There were about a hundred of us. They sent us for training in Singapore when the Japs landed.
And now we’re enemies.’ He went to the windows above the sink and parted the curtains. ‘He’s not far from here.’
‘Who?’
‘Chin Peng. There’s his base.’ He pointed through the window to a mountain peak.
‘Gunung Plata.’
I glanced at his rifle he had set down on the table – the wooden butt had been chewed away by termites. ‘You’ll be a very rich man, if you can lead them to him.’

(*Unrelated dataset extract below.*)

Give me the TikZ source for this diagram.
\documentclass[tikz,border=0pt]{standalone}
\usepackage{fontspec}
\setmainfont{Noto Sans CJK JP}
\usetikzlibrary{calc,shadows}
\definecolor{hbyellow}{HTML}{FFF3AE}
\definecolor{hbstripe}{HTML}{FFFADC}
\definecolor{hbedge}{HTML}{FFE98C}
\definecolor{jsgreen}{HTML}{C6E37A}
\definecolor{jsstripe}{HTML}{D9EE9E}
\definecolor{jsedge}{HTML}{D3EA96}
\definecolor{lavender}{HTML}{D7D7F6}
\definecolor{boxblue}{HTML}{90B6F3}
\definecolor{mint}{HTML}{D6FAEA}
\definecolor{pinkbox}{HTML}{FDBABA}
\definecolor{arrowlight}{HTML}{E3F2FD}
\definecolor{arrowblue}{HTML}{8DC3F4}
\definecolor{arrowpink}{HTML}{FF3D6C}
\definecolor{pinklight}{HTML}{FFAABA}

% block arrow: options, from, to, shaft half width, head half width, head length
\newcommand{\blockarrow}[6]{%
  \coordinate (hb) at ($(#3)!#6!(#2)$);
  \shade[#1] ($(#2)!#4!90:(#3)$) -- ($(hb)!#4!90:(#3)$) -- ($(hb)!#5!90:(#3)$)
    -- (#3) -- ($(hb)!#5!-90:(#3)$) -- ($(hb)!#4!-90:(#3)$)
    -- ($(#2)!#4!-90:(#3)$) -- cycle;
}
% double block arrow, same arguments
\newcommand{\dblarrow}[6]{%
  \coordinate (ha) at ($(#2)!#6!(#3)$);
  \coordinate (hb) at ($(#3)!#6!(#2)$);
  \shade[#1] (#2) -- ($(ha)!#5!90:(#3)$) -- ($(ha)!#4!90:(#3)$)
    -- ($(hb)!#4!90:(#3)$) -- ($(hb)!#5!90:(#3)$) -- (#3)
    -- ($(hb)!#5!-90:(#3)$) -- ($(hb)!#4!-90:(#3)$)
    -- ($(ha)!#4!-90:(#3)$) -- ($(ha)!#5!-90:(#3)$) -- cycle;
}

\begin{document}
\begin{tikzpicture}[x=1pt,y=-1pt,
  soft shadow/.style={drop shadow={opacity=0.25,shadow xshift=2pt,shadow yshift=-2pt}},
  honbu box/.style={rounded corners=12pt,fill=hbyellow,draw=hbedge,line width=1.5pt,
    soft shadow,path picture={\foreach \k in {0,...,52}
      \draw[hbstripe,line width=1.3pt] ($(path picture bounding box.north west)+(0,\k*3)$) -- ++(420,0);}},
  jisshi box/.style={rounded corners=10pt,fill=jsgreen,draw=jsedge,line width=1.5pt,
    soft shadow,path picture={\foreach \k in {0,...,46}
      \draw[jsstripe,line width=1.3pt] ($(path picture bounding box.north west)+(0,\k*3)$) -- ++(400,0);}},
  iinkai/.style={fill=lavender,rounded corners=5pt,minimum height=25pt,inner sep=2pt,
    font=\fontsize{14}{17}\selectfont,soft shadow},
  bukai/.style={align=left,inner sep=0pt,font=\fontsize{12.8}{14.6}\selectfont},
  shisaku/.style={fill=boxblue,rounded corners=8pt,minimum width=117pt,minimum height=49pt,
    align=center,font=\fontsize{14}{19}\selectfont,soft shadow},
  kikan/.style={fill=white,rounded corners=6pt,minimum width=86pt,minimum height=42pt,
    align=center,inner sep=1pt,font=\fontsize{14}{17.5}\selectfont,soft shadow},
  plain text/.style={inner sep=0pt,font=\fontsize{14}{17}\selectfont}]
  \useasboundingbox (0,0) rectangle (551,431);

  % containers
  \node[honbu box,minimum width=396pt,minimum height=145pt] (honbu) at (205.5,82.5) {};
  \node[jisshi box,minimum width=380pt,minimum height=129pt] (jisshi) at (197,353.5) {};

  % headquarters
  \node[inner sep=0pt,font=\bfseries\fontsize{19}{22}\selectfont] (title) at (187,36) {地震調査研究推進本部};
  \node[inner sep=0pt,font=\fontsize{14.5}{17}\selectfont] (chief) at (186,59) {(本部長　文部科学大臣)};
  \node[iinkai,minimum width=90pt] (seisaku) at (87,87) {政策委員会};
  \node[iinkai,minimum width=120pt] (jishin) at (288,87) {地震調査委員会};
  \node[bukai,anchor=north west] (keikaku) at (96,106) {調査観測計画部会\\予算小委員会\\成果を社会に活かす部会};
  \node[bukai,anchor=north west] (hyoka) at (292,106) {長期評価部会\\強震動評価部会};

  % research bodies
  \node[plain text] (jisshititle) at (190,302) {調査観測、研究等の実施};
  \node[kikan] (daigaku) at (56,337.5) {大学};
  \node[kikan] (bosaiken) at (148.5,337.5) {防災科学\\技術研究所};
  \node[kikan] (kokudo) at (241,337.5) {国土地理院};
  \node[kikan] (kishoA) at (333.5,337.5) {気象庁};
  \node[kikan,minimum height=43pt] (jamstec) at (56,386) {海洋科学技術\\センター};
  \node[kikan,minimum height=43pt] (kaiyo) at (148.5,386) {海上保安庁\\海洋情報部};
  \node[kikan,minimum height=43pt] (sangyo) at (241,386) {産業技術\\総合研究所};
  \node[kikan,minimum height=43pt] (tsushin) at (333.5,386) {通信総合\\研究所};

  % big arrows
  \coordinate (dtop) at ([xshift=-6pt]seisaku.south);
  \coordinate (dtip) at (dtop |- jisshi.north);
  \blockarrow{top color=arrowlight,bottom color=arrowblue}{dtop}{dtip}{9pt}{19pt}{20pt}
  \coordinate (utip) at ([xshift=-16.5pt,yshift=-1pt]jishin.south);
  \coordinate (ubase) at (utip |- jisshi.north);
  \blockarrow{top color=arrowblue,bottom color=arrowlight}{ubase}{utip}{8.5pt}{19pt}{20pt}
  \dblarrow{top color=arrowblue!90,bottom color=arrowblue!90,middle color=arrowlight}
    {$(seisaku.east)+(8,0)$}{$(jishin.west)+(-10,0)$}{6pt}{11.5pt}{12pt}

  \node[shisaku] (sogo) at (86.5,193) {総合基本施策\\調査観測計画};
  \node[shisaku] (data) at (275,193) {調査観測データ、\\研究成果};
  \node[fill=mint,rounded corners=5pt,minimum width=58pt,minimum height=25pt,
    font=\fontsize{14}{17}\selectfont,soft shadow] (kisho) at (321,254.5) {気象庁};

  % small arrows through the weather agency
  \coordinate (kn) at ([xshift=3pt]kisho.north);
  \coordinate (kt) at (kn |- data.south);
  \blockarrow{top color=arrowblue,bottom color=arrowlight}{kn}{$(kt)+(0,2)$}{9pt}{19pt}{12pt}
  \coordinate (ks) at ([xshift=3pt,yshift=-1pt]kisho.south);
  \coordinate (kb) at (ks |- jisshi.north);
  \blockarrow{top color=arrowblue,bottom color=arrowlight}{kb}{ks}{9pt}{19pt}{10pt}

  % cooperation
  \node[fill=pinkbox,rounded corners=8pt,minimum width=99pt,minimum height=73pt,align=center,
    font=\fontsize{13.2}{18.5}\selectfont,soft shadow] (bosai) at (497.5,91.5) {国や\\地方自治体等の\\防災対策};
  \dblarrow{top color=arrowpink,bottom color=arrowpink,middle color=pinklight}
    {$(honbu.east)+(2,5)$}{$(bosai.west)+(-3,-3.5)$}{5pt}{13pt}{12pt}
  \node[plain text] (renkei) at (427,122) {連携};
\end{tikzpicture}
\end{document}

He looked around the kitchen. His comrades were in the sitting room. He lowered his voice and said, ‘You were a prisoner of the Japs, yes?’ I did not reply, and he went on, ‘We had a few Japs with us.’
‘What were they doing?’
‘Those bastards refused to surrender when they lost the war. They wanted to keep fighting. They came to see us, begged us to give them shelter. And in return they showed us where the army had hidden their store of guns.’
‘They’re still with you, these Japs?’
‘Most of them have deserted in the last few months. They left the jungle, surrendered themselves,’ he said. ‘Three months ago the Central Committee decided that the Japs who were still with us couldn’t be trusted any longer. I was ordered to kill them.’ He sucked in his lower lip. ‘We left our camp one morning – me, my men, and the four Japs. I told them we were to meet a senior official and escort him back to camp. Those Japs had been with us since 1945, they’d become my friends.’ He pulled in his lips again, the sound wet and obscene. ‘When we got to a swamp, we shot them.’
‘If you ask nicely,’ I said, ‘I’m sure Templer will give you a medal for that.’
‘Eh, no need to be so insulting- lah.’ He glowered at me for a moment. ‘The Jap I was closest to... I decided to shoot him last, you know, for the sake of our friendship. Just before I shot him, you know what he tells me? He says he’s heard rumours of a huge pile of war loot the Jap army had stashed away in the jungle – gold bars and gemstones, stolen from us Chinese. If I let him live, he’d help me find it.’